# Material:
==============================

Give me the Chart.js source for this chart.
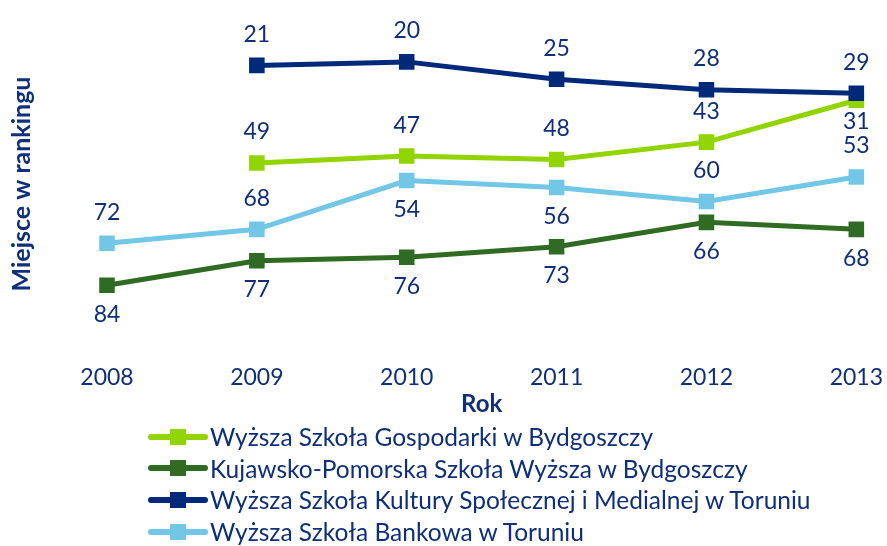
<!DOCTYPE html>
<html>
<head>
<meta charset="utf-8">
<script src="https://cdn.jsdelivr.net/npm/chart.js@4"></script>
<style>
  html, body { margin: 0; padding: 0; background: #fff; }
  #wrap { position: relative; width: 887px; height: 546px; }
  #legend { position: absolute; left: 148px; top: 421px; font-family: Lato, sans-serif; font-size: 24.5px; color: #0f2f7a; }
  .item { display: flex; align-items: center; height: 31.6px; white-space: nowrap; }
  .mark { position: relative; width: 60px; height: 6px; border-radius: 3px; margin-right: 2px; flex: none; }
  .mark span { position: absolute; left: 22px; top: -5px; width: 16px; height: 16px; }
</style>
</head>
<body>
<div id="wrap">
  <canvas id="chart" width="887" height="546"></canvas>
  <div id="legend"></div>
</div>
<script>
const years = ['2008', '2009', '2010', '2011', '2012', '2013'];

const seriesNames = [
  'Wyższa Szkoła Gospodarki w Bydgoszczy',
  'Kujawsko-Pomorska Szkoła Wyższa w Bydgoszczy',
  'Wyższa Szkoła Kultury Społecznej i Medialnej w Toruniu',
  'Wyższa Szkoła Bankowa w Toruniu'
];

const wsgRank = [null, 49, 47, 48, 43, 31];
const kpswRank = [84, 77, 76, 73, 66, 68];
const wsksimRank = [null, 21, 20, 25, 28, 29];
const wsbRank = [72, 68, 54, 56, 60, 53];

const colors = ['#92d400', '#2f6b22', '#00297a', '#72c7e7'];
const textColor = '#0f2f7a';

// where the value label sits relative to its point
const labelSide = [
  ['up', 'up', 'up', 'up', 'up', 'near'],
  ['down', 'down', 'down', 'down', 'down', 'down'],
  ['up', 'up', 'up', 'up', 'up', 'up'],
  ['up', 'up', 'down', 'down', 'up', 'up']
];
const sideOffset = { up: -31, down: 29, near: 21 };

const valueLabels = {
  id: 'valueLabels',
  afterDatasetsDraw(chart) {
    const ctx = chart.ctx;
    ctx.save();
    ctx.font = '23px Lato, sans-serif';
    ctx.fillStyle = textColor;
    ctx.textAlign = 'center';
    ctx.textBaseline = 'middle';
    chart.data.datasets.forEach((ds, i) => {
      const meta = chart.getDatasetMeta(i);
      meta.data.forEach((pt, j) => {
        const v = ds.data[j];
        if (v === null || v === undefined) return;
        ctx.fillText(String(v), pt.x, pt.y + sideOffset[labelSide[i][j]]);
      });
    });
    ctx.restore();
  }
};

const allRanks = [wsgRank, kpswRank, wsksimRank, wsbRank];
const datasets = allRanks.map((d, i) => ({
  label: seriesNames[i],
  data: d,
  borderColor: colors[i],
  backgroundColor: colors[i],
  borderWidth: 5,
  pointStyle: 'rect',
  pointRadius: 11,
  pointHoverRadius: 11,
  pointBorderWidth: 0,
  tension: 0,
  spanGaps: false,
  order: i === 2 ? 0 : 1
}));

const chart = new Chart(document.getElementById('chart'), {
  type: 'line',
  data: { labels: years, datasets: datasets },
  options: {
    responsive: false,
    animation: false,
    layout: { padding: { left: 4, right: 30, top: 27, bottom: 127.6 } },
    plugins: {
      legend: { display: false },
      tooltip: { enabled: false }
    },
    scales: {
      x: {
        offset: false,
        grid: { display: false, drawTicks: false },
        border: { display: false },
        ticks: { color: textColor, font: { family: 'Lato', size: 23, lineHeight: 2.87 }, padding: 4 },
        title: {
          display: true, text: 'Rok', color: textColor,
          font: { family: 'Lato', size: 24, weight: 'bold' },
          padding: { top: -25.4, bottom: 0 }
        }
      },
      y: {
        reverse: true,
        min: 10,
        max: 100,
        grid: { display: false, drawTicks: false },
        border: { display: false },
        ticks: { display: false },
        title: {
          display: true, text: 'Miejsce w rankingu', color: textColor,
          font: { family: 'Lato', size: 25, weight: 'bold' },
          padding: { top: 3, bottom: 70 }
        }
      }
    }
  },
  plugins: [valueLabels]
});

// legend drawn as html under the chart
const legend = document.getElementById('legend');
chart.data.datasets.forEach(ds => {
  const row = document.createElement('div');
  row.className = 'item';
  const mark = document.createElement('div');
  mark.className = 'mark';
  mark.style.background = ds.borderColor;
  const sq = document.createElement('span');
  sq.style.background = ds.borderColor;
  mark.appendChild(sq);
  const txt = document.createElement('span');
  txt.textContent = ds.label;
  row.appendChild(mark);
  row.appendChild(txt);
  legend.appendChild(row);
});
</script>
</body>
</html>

==============================

# The exercise:
Every line from the top of the material above through the line with "const textColor = '#0f2f7a';" should be duplicated exactly, please; leave out the pictures.

# The solution:
Give me the Chart.js source for this chart.
<!DOCTYPE html>
<html>
<head>
<meta charset="utf-8">
<script src="https://cdn.jsdelivr.net/npm/chart.js@4"></script>
<style>
  html, body { margin: 0; padding: 0; background: #fff; }
  #wrap { position: relative; width: 887px; height: 546px; }
  #legend { position: absolute; left: 148px; top: 421px; font-family: Lato, sans-serif; font-size: 24.5px; color: #0f2f7a; }
  .item { display: flex; align-items: center; height: 31.6px; white-space: nowrap; }
  .mark { position: relative; width: 60px; height: 6px; border-radius: 3px; margin-right: 2px; flex: none; }
  .mark span { position: absolute; left: 22px; top: -5px; width: 16px; height: 16px; }
</style>
</head>
<body>
<div id="wrap">
  <canvas id="chart" width="887" height="546"></canvas>
  <div id="legend"></div>
</div>
<script>
const years = ['2008', '2009', '2010', '2011', '2012', '2013'];

const seriesNames = [
  'Wyższa Szkoła Gospodarki w Bydgoszczy',
  'Kujawsko-Pomorska Szkoła Wyższa w Bydgoszczy',
  'Wyższa Szkoła Kultury Społecznej i Medialnej w Toruniu',
  'Wyższa Szkoła Bankowa w Toruniu'
];

const wsgRank = [null, 49, 47, 48, 43, 31];
const kpswRank = [84, 77, 76, 73, 66, 68];
const wsksimRank = [null, 21, 20, 25, 28, 29];
const wsbRank = [72, 68, 54, 56, 60, 53];

const colors = ['#92d400', '#2f6b22', '#00297a', '#72c7e7'];
const textColor = '#0f2f7a';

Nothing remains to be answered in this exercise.